In Valley Stream's Gibson neighborhood, where 2,500 homes were added to the map even though their owners insisted they had never been flooded, community leader Carol Crupi said, "There was absolutely no flooding. Not even large puddles. That is the best evidence we can have that we are not supposed to be in the high-risk flood zone."

She said only the southernmost portion of Valley Stream near the water was flooded.

"The stigma of being in a high-risk flood zone impacts the property values for every person put there," Crupi said.

There were also complaints after the release of the 2009 map in the northern portion of Massapequa Park near the Massapequa Preserve. The area was included because of the low elevation and the presence of a creek running through the preserve into the bay.

"There was no water at all [from Sandy]," Massapequa Park Mayor James Altadonna said. "There were 6 inches of water in the stream, and throughout the whole storm it remained that way. That tells me that the maps need to be re-examined."

Asked about water on Aster Street, community leader Margery Weinroth responded: "Zip. My crawl space is dusty -- that's how dry it was. No one on the block had flooding. By 9 o'clock the morning after, there wasn't a puddle on the street. I think we got a very raw deal" from FEMA.

Seeking change

Sen. Charles Schumer (D-N.Y.) responded to the complaints by introducing legislation that passed Congress last summer to require FEMA to review and revise the maps. FEMA was making changes when Sandy came calling, so the 2009 map was still in effect.

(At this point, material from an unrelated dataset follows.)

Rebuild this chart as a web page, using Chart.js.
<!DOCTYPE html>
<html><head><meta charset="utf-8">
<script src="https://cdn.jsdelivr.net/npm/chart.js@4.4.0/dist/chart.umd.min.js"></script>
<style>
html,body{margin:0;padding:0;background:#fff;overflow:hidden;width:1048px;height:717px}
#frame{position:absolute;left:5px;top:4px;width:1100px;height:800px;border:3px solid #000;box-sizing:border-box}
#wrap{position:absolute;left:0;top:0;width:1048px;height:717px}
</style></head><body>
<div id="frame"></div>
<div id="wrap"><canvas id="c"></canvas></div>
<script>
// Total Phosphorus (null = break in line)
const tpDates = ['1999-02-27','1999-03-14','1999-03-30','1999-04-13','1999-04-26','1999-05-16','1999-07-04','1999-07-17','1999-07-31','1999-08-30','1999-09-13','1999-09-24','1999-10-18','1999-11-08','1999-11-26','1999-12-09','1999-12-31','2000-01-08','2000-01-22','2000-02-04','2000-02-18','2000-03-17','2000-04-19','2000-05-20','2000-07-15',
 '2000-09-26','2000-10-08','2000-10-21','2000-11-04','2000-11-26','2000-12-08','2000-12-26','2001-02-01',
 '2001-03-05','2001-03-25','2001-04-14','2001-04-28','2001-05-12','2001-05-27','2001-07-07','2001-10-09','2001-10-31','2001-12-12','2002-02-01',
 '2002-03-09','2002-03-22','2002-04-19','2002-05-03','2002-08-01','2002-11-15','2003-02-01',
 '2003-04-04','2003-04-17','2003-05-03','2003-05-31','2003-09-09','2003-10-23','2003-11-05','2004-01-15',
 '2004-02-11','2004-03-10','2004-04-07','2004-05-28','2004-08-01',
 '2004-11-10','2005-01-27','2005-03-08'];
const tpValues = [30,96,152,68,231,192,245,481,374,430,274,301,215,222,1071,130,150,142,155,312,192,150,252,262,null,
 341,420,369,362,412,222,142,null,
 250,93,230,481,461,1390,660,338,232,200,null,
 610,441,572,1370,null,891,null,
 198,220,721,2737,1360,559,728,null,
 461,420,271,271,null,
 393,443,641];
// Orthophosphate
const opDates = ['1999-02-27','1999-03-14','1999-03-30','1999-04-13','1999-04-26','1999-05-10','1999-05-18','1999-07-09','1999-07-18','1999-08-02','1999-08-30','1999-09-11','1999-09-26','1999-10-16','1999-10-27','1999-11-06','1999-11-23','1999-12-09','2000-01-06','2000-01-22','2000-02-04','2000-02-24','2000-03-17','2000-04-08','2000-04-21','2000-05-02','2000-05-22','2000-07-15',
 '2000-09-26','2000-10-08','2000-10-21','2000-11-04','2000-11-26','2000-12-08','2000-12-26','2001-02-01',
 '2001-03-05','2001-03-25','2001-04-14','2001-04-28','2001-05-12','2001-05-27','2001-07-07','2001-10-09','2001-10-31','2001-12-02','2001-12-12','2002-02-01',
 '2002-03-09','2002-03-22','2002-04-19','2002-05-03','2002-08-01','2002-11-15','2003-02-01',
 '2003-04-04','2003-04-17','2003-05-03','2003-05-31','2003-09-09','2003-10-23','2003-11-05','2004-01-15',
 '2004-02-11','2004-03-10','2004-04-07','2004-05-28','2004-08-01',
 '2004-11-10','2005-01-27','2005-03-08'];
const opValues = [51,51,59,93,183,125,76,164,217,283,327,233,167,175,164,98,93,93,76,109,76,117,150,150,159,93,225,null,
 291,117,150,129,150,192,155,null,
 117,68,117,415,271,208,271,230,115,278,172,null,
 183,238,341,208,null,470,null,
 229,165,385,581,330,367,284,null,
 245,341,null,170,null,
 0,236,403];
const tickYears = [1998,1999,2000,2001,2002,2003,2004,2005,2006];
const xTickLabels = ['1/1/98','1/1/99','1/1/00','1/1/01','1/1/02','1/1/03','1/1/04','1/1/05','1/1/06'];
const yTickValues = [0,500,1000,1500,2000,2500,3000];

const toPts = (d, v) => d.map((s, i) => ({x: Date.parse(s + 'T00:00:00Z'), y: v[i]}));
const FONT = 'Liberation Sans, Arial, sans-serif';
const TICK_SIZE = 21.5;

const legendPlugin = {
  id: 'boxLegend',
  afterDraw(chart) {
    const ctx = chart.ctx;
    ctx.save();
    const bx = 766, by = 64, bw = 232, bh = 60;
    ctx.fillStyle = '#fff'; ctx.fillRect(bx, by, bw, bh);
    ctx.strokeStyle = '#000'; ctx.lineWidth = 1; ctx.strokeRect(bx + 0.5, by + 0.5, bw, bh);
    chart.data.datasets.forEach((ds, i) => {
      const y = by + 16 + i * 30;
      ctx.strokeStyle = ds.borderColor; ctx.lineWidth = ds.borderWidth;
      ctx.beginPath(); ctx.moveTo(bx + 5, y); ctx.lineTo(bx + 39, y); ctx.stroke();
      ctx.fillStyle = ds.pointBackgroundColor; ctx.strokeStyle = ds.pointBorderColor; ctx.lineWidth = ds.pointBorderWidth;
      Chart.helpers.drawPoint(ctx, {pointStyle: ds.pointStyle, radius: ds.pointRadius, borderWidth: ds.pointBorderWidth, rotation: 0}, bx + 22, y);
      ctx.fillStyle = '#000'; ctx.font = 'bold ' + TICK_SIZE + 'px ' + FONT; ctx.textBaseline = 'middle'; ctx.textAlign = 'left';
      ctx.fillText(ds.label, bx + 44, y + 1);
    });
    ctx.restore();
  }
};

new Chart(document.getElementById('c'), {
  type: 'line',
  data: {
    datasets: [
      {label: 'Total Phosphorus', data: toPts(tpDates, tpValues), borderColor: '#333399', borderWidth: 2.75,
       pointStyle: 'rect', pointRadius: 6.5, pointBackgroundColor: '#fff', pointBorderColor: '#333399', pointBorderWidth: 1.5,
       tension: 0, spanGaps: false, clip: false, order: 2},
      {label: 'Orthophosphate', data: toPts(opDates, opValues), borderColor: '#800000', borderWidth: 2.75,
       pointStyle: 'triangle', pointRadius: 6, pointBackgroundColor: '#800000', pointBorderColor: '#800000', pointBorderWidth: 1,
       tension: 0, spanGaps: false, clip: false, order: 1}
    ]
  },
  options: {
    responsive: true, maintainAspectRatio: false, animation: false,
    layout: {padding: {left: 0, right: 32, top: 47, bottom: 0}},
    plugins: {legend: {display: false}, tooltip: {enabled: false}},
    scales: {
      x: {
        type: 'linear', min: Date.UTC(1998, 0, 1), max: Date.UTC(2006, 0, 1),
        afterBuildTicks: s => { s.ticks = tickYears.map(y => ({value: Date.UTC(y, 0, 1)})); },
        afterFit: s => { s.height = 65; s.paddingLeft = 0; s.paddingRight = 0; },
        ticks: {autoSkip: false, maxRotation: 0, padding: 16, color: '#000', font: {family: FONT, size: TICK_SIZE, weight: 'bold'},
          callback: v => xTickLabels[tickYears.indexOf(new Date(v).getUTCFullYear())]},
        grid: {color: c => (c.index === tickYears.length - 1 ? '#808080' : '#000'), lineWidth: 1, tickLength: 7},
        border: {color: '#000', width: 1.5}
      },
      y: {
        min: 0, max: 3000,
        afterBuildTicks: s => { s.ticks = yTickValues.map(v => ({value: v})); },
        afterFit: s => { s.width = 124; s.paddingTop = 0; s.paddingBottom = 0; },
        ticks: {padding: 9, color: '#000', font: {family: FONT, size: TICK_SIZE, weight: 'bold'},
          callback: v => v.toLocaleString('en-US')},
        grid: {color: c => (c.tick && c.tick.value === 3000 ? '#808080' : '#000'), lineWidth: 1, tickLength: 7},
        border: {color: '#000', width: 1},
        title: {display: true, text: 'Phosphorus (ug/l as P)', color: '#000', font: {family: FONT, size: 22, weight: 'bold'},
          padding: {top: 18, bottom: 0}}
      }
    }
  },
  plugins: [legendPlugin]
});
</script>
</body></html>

"If a once-in-a-hundred-year storm didn't damage these houses," Schumer said in a statement, "it makes a really strong argument as to why the most recent flood maps were not accurate and not based on the best available science and locally generated data. I expect the updated maps will better reflect the reality on the ground."

East Rockaway was the only Long Island municipality to officially challenge the 2009 maps -- unsuccessfully.

Village officials said they were busy dealing with the aftermath of the storm and couldn't comment on the map's storm surge predictions.

FEMA spokesman Donald Caetano said, "Right now FEMA's efforts are directed at supporting the state and local governments in taking care of survivors of Sandy and recovery operations."

He added that the agency will review "whether or not the flood maps held true. That's part of the damage assessment we have to do after any disaster."

Caetano said that before the storm, FEMA planned a community meeting in Valley Stream this month or next to update residents on revising the map. That session will now be delayed.

The flood maps are based on the surge estimated to be created by a storm of the severity expected once every 100 years.

Data being collected

Jay Tanski, New York State Sea Grant Extension Program senior coastal processes specialist, said, "The data we are looking at indicates that this storm was worse than what they call a 100-year storm. It was significantly higher than that. This would be somewhere between the 200-year and 500-year event."

He said it's impossible to be more specific until all the data from tide gauges in the bays are collected in the next few weeks. Then FEMA and the U.S. Army Corps of Engineers will issue a map showing the actual storm surge.

Schumer's bill passed in June, and the revisions are expected to remove many homes along Nassau's southwestern shoreline from the map, saving their owners hundreds and even thousands of dollars on flood insurance premiums.

In preparing the 2009 map, FEMA, in a cost-saving effort, used information extrapolated from a report for Suffolk County. It caused homeowners with mortgages to spend up to $3,000 annually for flood insurance after they had paid $300 or $400 before the changes. The legislation required FEMA to revise the map using "Nassau-specific data."

The 2009 map placed more than 90,000 Nassau and Suffolk buildings in flood-hazard zones. After the 2009 remapping, 347 Long Island residents filed appeals challenging their homes' inclusion. Ninety-two appeals were approved; the rest were denied or dropped, FEMA said.